I liked this book, a lot. I got the audio version from the library read by Scully herself. She’s very very good, which surprises none of us.
This book takes place in the world, with involvement in Haiti and Tehran and Antarctica. The characters are diverse and Anderson carries their accents with skill and subtlety. They are believable, families worried about each other, teenagers who sound and behave like (brilliant) teenagers, world leaders who are also human beings, mysterious baddies who are not caricatures.
The fantastic sci fi stuff just laid on top of the well written human drama.
The book opens with a strange object, pulled from the ocean floor by chance. The scientist examining it ex-posits for us that the damage on the object resembles the damage that only happens to a meteor upon entering through Earth’s upper atmosphere.
But this mystery object also has a delicate symbol carved into it, with clear tool markings. Yawn, what a long day of being a scientist and bringing mysterious objects up off the ocean’s floor, time for bed. And of course the object is stolen. We don’t see it again for a few hundred pages.

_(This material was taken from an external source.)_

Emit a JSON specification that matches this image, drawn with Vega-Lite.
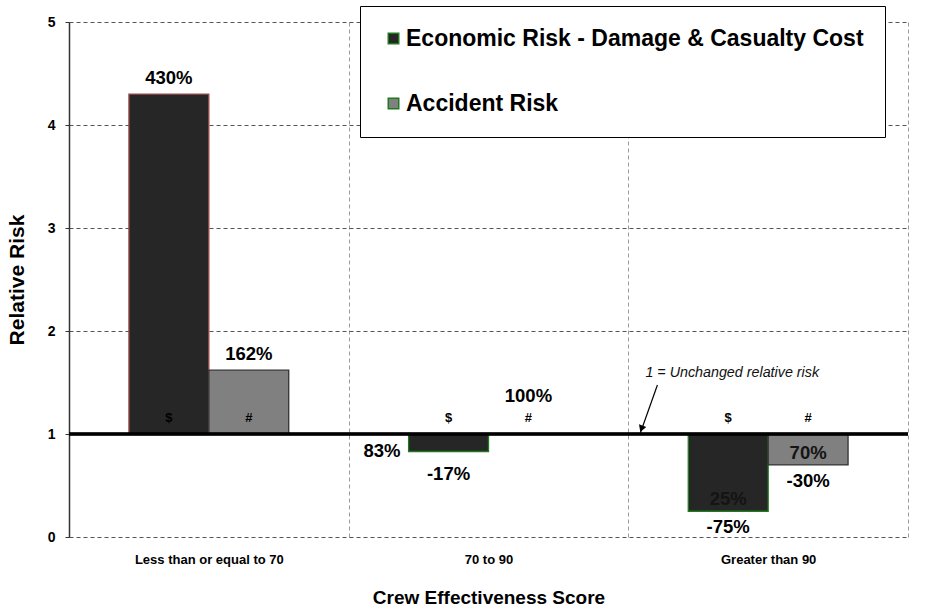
{
  "$schema": "https://vega.github.io/schema/vega-lite/v6.json",
  "autosize": "none",
  "width": 839,
  "height": 515,
  "padding": {"left": 69, "top": 22, "right": 22, "bottom": 76},
  "background": "white",
  "config": {
    "font": "Liberation Sans",
    "view": {"stroke": null},
    "locale": {
      "number": {"decimal": ".", "thousands": ",", "grouping": [3], "currency": ["$", ""], "minus": "-"}
    },
    "legend": {
      "orient": "none",
      "legendX": 291,
      "legendY": -16,
      "title": null,
      "symbolType": "square",
      "symbolSize": 110,
      "symbolStrokeWidth": 1.5,
      "symbolOffset": 1,
      "labelFont": "Liberation Sans",
      "labelFontSize": 23,
      "labelFontWeight": "bold",
      "labelColor": "#000000",
      "labelOffset": 1,
      "labelLimit": 600,
      "rowPadding": 41,
      "padding": 21,
      "strokeColor": "#000000",
      "fillColor": "#ffffff"
    }
  },
  "datasets": {
    "risk": [
      {"group": "Less than or equal to 70", "series": "Economic Risk - Damage & Casualty Cost", "value": 4.3},
      {"group": "Less than or equal to 70", "series": "Accident Risk", "value": 1.62},
      {"group": "70 to 90", "series": "Economic Risk - Damage & Casualty Cost", "value": 0.83},
      {"group": "70 to 90", "series": "Accident Risk", "value": 1.0},
      {"group": "Greater than 90", "series": "Economic Risk - Damage & Casualty Cost", "value": 0.25},
      {"group": "Greater than 90", "series": "Accident Risk", "value": 0.7}
    ],
    "note": [
      {"x": 2.061, "y": 1.59, "x2": 2.104, "y2": 1.476, "tipX": 2.043, "tipY": 1.01, "headX": 2.047, "headY": 1.05, "text": "1 = Unchanged relative risk"}
    ]
  },
  "layer": [
    {
      "data": {"name": "risk"},
      "encoding": {
        "x": {
          "field": "group",
          "type": "nominal",
          "sort": ["Less than or equal to 70", "70 to 90", "Greater than 90"],
          "scale": {"paddingInner": 0, "paddingOuter": 0},
          "axis": {
            "title": "Crew Effectiveness Score",
            "titleFont": "Liberation Sans",
            "titleFontSize": 19,
            "titleFontWeight": "bold",
            "titleColor": "#000000",
            "titlePadding": 22,
            "labelFont": "Liberation Sans",
            "labelFontSize": 13,
            "labelFontWeight": "bold",
            "labelColor": "#000000",
            "labelAngle": 0,
            "labelPadding": 16,
            "labelBaseline": "top",
            "ticks": false,
            "tickSize": 0,
            "domain": false,
            "tickBand": "extent",
            "grid": true,
            "gridColor": "#9a9a9a",
            "gridDash": [4, 3],
            "gridWidth": 1
          }
        },
        "xOffset": {
          "field": "series",
          "type": "nominal",
          "sort": ["Economic Risk - Damage & Casualty Cost", "Accident Risk"],
          "scale": {"paddingInner": 0, "paddingOuter": 0.75}
        },
        "y": {
          "field": "value",
          "type": "quantitative",
          "scale": {"domain": [0, 5], "nice": false, "zero": true},
          "axis": {
            "title": "Relative Risk",
            "titleFont": "Liberation Sans",
            "titleFontSize": 21,
            "titleFontWeight": "bold",
            "titleColor": "#000000",
            "titlePadding": 20,
            "values": [0, 1, 2, 3, 4, 5],
            "format": "d",
            "labelFont": "Liberation Sans",
            "labelFontSize": 14,
            "labelFontWeight": "bold",
            "labelColor": "#000000",
            "labelPadding": 10,
            "tickSize": 4,
            "tickColor": "#333333",
            "domainColor": "#333333",
            "domainWidth": 1.5,
            "grid": true,
            "gridColor": "#555555",
            "gridDash": [4, 3],
            "gridWidth": 1
          }
        }
      },
      "layer": [
        {
          "mark": {"type": "bar", "strokeWidth": 1.3},
          "encoding": {
            "y2": {"datum": 1},
            "color": {
              "field": "series",
              "type": "nominal",
              "scale": {
                "domain": ["Economic Risk - Damage & Casualty Cost", "Accident Risk"],
                "range": ["#262626", "#808080"]
              },
              "legend": {
                "encode": {
                  "symbols": {
                    "update": {
                      "stroke": {"signal": "datum.value === 'Accident Risk' ? '#222222' : '#1f7a1f'"}
                    }
                  }
                }
              }
            },
            "stroke": {
              "condition": [
                {"test": "datum.series === 'Accident Risk'", "value": "#333333"},
                {"test": "datum.group === 'Less than or equal to 70'", "value": "#9c4a4a"}
              ],
              "value": "#1f7a1f"
            },
            "opacity": {"value": 1}
          }
        },
        {
          "mark": {"type": "rule", "color": "#000000", "strokeWidth": 2.5},
          "encoding": {"y": {"datum": 1}, "x": null, "xOffset": null}
        },
        {
          "transform": [{"filter": "datum.group === 'Less than or equal to 70'"}],
          "mark": {"type": "text", "fontSize": 18.5, "fontWeight": "bold", "baseline": "middle", "dy": -16, "color": "#000000"},
          "encoding": {"text": {"field": "value", "type": "quantitative", "format": ".0%"}}
        },
        {
          "transform": [{"filter": "datum.group === '70 to 90' && datum.series === 'Accident Risk'"}],
          "mark": {"type": "text", "fontSize": 18.5, "fontWeight": "bold", "baseline": "middle", "dy": -38, "color": "#000000"},
          "encoding": {"text": {"field": "value", "type": "quantitative", "format": ".0%"}}
        },
        {
          "transform": [{"filter": "datum.group === '70 to 90' && datum.series !== 'Accident Risk'"}],
          "mark": {"type": "text", "fontSize": 18.5, "fontWeight": "bold", "baseline": "middle", "align": "right", "dx": -48, "dy": -1, "color": "#000000"},
          "encoding": {"text": {"field": "value", "type": "quantitative", "format": ".0%"}}
        },
        {
          "transform": [
            {"filter": "datum.group === '70 to 90' && datum.series !== 'Accident Risk'"},
            {"calculate": "datum.value - 1", "as": "change"}
          ],
          "mark": {"type": "text", "fontSize": 18.5, "fontWeight": "bold", "baseline": "middle", "dy": 22, "color": "#000000"},
          "encoding": {"text": {"field": "change", "type": "quantitative", "format": ".0%"}}
        },
        {
          "transform": [
            {"filter": "datum.group === 'Greater than 90'"},
            {"calculate": "datum.value - 1", "as": "change"}
          ],
          "mark": {"type": "text", "fontSize": 18.5, "fontWeight": "bold", "baseline": "middle", "dy": 16, "color": "#000000"},
          "encoding": {"text": {"field": "change", "type": "quantitative", "format": ".0%"}}
        },
        {
          "transform": [{"filter": "datum.group === 'Greater than 90'"}],
          "mark": {"type": "text", "fontSize": 18.5, "fontWeight": "bold", "baseline": "middle", "dy": -12, "color": "#141414"},
          "encoding": {"text": {"field": "value", "type": "quantitative", "format": ".0%"}}
        },
        {
          "mark": {"type": "text", "fontSize": 13, "fontWeight": "bold", "baseline": "middle", "color": "#000000"},
          "encoding": {
            "y": {"datum": 1.16},
            "text": {
              "condition": {"test": "datum.series === 'Accident Risk'", "value": "#"},
              "value": "$"
            }
          }
        }
      ]
    },
    {
      "data": {"name": "note"},
      "encoding": {
        "x": {"field": "x", "type": "quantitative", "scale": {"domain": [0, 3], "nice": false, "zero": false}, "axis": null}
      },
      "layer": [
        {
          "mark": {"type": "text", "fontSize": 14.3, "fontStyle": "italic", "align": "left", "baseline": "middle", "color": "#111111"},
          "encoding": {
            "y": {"field": "y", "type": "quantitative"},
            "text": {"field": "text"}
          }
        },
        {
          "mark": {"type": "rule", "color": "#000000", "strokeWidth": 1.2},
          "encoding": {
            "x": {"field": "x2", "type": "quantitative"},
            "y": {"field": "y2", "type": "quantitative"},
            "x2": {"field": "tipX"},
            "y2": {"field": "tipY"}
          }
        },
        {
          "mark": {"type": "point", "shape": "triangle-up", "filled": true, "color": "#000000", "size": 60, "angle": 200, "opacity": 1},
          "encoding": {
            "x": {"field": "headX", "type": "quantitative"},
            "y": {"field": "headY", "type": "quantitative"}
          }
        }
      ]
    }
  ],
  "resolve": {"scale": {"x": "independent"}}
}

Then we move on to India’s UN Ambassador, walking his amazing daughter to school in New York. And the obligatory assasination attempt, which triggers something in Maanik (the daughter) that cannot be explained just by the trauma of an attempt on her father’s life.
Enter Caitlin O’Hara, a psychologist in New York City who is called in to help Maanik. This is the role I picture Anderson playing in the story, a brilliant woman who actually cares about people and helping to solve the mysterious behaviors of youths around the world.